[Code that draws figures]
>> START

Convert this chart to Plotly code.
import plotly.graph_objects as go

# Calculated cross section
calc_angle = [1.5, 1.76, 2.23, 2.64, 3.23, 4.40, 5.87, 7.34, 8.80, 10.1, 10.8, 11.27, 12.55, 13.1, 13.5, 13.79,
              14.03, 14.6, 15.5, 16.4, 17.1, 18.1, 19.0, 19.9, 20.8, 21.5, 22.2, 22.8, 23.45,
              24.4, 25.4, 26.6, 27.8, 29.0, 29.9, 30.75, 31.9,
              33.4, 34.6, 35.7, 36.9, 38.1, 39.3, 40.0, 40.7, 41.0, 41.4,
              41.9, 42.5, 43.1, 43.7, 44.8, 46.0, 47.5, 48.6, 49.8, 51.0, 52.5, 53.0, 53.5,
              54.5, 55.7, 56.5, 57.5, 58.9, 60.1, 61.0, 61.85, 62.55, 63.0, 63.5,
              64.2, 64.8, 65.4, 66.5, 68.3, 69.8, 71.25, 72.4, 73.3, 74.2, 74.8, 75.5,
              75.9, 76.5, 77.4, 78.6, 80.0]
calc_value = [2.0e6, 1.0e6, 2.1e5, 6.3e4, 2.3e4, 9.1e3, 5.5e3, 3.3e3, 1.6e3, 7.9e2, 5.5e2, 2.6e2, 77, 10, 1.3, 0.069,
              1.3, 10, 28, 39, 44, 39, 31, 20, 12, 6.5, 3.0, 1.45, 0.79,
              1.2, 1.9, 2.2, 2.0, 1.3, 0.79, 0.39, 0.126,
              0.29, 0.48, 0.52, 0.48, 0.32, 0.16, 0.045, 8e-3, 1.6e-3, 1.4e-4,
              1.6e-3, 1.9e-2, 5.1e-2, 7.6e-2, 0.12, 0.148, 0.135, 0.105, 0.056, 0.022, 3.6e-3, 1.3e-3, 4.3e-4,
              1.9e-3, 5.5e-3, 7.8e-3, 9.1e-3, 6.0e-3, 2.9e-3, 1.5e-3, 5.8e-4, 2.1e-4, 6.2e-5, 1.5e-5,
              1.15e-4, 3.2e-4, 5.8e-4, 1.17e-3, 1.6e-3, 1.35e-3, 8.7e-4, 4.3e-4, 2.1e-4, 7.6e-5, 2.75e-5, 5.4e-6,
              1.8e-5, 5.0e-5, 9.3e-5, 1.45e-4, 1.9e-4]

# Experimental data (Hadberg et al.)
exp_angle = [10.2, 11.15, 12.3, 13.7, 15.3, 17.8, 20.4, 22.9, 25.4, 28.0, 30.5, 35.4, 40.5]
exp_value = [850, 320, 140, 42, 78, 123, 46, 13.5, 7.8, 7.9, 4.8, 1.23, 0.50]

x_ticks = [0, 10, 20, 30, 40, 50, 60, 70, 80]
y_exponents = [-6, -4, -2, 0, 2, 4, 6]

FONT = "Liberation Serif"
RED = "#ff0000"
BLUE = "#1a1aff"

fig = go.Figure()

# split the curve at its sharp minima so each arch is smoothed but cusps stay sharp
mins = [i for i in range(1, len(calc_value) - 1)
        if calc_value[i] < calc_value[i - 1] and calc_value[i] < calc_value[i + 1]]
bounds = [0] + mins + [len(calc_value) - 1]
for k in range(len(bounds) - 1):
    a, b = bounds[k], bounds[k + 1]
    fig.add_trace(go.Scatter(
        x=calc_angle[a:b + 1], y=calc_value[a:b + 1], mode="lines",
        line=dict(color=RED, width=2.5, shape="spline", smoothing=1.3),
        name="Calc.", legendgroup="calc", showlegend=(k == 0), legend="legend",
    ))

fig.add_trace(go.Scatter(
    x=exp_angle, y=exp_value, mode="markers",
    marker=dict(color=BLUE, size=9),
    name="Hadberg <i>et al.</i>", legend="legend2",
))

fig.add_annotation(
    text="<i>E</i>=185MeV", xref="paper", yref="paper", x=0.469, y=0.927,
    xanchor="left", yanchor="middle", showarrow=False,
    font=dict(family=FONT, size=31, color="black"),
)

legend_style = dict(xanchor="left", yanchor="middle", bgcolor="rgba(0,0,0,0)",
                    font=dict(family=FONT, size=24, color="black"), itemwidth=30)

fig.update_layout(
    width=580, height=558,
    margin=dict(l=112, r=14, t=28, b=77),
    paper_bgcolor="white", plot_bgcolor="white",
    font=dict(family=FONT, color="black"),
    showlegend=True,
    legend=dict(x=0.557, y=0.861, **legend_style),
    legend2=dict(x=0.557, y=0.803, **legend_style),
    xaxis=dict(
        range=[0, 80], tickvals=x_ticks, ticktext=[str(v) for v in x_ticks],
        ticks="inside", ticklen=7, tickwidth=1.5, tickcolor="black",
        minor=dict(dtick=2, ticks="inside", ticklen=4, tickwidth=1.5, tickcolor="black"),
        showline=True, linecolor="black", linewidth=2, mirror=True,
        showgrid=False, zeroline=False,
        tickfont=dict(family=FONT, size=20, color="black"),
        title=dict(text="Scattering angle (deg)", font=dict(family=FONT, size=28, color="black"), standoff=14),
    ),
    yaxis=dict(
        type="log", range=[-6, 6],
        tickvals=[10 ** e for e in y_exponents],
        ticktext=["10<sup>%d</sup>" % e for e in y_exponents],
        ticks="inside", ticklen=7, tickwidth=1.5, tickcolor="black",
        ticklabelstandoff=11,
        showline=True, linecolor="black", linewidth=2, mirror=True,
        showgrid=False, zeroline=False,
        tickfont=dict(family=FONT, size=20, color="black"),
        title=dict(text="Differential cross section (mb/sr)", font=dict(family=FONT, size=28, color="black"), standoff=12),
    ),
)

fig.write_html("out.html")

>> END
>> START

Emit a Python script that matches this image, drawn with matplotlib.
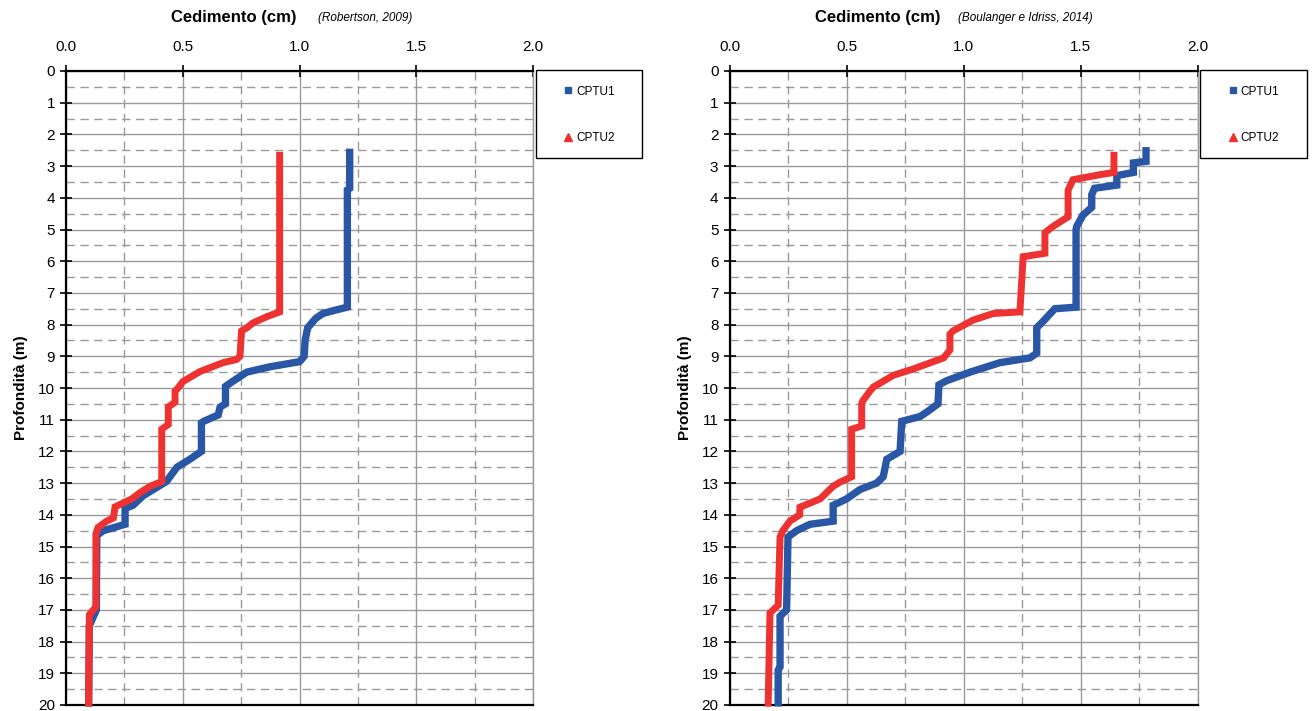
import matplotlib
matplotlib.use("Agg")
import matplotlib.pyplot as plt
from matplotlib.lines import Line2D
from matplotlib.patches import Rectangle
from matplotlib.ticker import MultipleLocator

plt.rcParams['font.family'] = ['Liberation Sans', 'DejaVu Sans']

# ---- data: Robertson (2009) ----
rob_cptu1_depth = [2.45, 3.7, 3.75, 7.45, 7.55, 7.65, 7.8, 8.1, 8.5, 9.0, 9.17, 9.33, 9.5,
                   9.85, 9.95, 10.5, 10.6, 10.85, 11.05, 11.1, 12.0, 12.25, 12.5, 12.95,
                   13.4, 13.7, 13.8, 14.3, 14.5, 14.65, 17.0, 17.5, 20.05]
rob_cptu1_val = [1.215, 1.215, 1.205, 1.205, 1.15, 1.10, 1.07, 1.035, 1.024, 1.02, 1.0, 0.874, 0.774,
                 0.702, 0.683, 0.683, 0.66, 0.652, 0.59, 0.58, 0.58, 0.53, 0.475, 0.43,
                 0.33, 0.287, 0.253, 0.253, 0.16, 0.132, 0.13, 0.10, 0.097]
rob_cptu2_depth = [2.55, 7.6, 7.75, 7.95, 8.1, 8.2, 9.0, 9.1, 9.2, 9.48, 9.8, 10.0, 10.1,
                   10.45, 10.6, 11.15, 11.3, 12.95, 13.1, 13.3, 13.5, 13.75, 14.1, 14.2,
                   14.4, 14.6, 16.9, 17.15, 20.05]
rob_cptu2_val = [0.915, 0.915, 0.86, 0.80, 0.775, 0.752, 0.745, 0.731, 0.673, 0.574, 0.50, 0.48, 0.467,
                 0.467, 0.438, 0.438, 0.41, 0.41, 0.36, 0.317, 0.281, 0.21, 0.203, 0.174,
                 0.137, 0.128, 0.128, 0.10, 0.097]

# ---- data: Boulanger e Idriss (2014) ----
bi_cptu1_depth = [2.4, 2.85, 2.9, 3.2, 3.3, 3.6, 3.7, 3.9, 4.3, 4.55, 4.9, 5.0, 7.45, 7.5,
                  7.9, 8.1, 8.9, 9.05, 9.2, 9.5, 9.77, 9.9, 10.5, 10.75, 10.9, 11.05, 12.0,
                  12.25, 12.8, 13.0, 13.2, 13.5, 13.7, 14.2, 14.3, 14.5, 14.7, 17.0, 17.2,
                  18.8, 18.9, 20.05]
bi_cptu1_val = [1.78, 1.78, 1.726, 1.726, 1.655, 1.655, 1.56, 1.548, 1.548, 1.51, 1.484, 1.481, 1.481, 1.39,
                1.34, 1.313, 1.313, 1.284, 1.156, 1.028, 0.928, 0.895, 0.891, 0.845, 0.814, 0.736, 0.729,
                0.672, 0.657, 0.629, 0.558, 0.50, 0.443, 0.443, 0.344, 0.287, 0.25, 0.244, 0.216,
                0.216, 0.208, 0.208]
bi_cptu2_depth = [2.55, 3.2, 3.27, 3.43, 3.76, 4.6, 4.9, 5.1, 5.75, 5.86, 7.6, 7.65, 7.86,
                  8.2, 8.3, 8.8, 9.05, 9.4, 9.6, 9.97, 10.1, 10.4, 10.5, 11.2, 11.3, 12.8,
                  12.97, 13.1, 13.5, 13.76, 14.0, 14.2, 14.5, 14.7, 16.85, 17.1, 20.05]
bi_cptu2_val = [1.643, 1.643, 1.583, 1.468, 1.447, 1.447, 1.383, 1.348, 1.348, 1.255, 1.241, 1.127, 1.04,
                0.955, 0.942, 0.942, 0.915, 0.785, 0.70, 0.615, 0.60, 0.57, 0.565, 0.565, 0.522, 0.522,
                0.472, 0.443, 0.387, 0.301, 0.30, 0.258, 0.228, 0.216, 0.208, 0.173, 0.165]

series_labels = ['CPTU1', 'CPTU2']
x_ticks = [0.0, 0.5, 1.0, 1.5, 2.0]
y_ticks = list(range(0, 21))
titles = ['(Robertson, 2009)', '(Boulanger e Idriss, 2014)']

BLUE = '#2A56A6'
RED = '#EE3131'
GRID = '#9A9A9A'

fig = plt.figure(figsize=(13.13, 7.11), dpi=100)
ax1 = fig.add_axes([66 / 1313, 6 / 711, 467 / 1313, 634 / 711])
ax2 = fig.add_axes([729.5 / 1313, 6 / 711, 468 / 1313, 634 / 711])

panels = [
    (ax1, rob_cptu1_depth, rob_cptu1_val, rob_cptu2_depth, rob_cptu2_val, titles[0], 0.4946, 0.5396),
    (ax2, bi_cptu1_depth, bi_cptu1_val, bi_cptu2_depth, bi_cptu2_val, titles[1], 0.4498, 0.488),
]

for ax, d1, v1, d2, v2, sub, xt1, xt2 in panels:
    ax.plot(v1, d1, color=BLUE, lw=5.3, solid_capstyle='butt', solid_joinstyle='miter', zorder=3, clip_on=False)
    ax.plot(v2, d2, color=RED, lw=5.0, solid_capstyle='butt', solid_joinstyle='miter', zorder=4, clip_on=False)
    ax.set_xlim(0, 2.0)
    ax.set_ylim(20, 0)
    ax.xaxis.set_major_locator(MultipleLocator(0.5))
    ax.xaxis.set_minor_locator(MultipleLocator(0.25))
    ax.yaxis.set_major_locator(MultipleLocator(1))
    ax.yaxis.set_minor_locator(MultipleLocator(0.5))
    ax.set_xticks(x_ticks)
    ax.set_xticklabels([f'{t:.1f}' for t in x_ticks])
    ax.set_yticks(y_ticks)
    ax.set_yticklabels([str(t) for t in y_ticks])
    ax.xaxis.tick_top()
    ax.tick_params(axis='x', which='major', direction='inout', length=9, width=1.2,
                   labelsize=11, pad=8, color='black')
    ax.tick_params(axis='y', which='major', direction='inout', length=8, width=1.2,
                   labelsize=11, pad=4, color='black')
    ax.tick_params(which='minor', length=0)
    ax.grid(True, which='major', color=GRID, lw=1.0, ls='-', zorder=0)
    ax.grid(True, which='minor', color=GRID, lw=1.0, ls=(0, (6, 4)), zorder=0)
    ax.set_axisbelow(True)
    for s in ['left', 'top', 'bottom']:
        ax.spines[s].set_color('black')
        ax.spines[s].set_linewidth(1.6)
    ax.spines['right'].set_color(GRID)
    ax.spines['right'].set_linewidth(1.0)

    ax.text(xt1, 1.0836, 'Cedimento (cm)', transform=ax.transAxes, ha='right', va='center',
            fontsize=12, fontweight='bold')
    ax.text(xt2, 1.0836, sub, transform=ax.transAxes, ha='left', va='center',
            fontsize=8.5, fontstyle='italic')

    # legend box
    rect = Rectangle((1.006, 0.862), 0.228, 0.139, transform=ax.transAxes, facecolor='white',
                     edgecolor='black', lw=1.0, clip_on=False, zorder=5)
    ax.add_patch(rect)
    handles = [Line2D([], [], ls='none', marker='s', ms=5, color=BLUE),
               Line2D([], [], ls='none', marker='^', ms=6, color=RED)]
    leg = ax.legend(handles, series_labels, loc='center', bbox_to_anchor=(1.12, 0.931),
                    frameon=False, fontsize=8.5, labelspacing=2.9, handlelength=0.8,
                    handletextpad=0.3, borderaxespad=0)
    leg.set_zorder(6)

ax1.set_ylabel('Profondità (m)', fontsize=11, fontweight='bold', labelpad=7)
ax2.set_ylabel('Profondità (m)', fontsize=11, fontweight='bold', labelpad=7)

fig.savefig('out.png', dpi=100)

>> END

● **Problem description**:
Above are the records. Print exactly the lines from the one containing "Emit a Python" to the one containing "plt.rcParams['font.family'] = ['Liberation", both included, and nothing else; pictures are excluded.

● **Task solution**:
Emit a Python script that matches this image, drawn with matplotlib.
import matplotlib
matplotlib.use("Agg")
import matplotlib.pyplot as plt
from matplotlib.lines import Line2D
from matplotlib.patches import Rectangle
from matplotlib.ticker import MultipleLocator

plt.rcParams['font.family'] = ['Liberation Sans', 'DejaVu Sans']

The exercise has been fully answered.